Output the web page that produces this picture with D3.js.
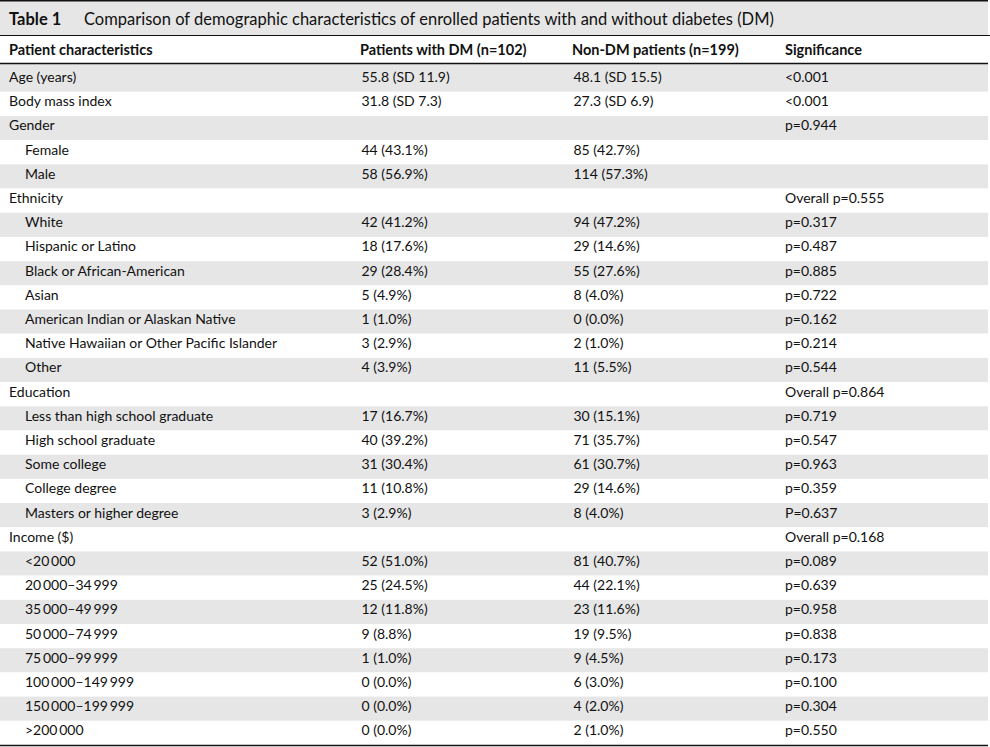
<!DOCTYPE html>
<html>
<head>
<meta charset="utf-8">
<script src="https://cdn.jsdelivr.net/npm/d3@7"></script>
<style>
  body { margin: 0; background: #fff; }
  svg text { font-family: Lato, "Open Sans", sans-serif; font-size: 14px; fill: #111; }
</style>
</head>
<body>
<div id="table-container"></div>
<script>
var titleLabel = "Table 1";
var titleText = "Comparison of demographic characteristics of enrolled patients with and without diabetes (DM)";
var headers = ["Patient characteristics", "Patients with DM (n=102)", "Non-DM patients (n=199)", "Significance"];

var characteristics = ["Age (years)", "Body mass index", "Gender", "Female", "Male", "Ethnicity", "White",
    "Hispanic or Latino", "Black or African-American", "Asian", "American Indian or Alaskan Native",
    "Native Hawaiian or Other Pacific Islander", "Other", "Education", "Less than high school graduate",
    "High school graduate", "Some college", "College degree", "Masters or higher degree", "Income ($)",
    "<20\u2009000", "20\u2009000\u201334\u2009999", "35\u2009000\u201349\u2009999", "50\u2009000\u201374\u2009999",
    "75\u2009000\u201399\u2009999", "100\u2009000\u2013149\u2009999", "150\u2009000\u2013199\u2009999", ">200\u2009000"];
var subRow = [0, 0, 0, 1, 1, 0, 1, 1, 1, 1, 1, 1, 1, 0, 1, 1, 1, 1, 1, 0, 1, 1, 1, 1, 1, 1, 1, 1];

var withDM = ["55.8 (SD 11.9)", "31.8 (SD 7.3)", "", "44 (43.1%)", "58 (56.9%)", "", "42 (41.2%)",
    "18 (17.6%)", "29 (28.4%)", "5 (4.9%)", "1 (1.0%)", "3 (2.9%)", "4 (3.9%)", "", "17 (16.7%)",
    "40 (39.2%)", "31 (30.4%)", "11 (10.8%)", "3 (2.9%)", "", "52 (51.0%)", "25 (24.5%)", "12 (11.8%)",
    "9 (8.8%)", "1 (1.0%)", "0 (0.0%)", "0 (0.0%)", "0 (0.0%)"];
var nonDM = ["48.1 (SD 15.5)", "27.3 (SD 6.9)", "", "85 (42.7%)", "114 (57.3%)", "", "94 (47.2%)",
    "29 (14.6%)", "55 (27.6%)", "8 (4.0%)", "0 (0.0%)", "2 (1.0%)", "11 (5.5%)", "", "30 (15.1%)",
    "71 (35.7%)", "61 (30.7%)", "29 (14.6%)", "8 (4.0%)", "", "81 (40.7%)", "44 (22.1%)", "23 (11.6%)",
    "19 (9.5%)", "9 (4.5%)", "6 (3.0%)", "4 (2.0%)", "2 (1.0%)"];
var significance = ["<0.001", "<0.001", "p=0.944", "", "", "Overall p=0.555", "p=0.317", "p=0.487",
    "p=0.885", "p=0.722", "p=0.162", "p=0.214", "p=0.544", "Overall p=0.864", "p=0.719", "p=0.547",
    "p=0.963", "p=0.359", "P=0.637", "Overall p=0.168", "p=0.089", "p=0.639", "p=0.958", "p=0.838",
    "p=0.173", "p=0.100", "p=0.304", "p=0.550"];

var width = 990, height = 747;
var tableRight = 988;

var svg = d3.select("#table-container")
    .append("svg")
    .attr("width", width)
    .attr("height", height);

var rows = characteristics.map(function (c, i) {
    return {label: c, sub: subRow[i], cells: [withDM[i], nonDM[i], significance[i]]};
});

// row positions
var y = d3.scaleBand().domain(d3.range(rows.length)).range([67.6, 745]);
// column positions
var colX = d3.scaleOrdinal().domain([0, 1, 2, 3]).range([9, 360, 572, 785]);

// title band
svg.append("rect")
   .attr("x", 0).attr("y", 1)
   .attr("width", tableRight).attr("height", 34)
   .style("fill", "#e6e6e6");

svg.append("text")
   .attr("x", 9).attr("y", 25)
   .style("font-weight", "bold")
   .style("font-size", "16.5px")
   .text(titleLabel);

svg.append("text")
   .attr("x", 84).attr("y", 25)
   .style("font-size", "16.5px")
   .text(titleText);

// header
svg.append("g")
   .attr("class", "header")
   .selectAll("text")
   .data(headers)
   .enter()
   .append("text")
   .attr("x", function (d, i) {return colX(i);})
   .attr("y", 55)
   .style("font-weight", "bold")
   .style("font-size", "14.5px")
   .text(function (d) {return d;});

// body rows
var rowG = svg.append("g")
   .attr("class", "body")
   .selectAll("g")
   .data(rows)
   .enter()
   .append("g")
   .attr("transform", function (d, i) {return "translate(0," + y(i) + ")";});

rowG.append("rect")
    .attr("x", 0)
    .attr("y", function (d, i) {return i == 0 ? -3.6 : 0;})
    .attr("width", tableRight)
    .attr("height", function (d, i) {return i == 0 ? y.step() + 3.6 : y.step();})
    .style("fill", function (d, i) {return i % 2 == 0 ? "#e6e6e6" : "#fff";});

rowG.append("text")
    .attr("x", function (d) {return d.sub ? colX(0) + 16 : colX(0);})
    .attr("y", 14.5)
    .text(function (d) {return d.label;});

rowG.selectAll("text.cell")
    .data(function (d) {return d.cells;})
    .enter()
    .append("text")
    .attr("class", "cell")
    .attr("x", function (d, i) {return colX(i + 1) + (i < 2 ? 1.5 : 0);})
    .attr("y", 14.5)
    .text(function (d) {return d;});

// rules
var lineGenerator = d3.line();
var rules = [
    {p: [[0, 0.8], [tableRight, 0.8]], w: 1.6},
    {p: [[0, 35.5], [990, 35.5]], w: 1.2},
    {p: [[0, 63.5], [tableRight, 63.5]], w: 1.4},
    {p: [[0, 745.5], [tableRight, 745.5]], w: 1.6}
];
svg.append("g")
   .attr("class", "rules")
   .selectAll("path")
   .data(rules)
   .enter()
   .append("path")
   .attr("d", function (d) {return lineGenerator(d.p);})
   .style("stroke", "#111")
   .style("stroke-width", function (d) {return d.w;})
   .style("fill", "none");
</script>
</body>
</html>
============
Without any pictures, reproduce the lines from the first one in the material through the line that has "1, 1, 1, 1, 1];", exactly as they appear.

Output the web page that produces this picture with D3.js.
<!DOCTYPE html>
<html>
<head>
<meta charset="utf-8">
<script src="https://cdn.jsdelivr.net/npm/d3@7"></script>
<style>
  body { margin: 0; background: #fff; }
  svg text { font-family: Lato, "Open Sans", sans-serif; font-size: 14px; fill: #111; }
</style>
</head>
<body>
<div id="table-container"></div>
<script>
var titleLabel = "Table 1";
var titleText = "Comparison of demographic characteristics of enrolled patients with and without diabetes (DM)";
var headers = ["Patient characteristics", "Patients with DM (n=102)", "Non-DM patients (n=199)", "Significance"];

var characteristics = ["Age (years)", "Body mass index", "Gender", "Female", "Male", "Ethnicity", "White",
    "Hispanic or Latino", "Black or African-American", "Asian", "American Indian or Alaskan Native",
    "Native Hawaiian or Other Pacific Islander", "Other", "Education", "Less than high school graduate",
    "High school graduate", "Some college", "College degree", "Masters or higher degree", "Income ($)",
    "<20\u2009000", "20\u2009000\u201334\u2009999", "35\u2009000\u201349\u2009999", "50\u2009000\u201374\u2009999",
    "75\u2009000\u201399\u2009999", "100\u2009000\u2013149\u2009999", "150\u2009000\u2013199\u2009999", ">200\u2009000"];
var subRow = [0, 0, 0, 1, 1, 0, 1, 1, 1, 1, 1, 1, 1, 0, 1, 1, 1, 1, 1, 0, 1, 1, 1, 1, 1, 1, 1, 1];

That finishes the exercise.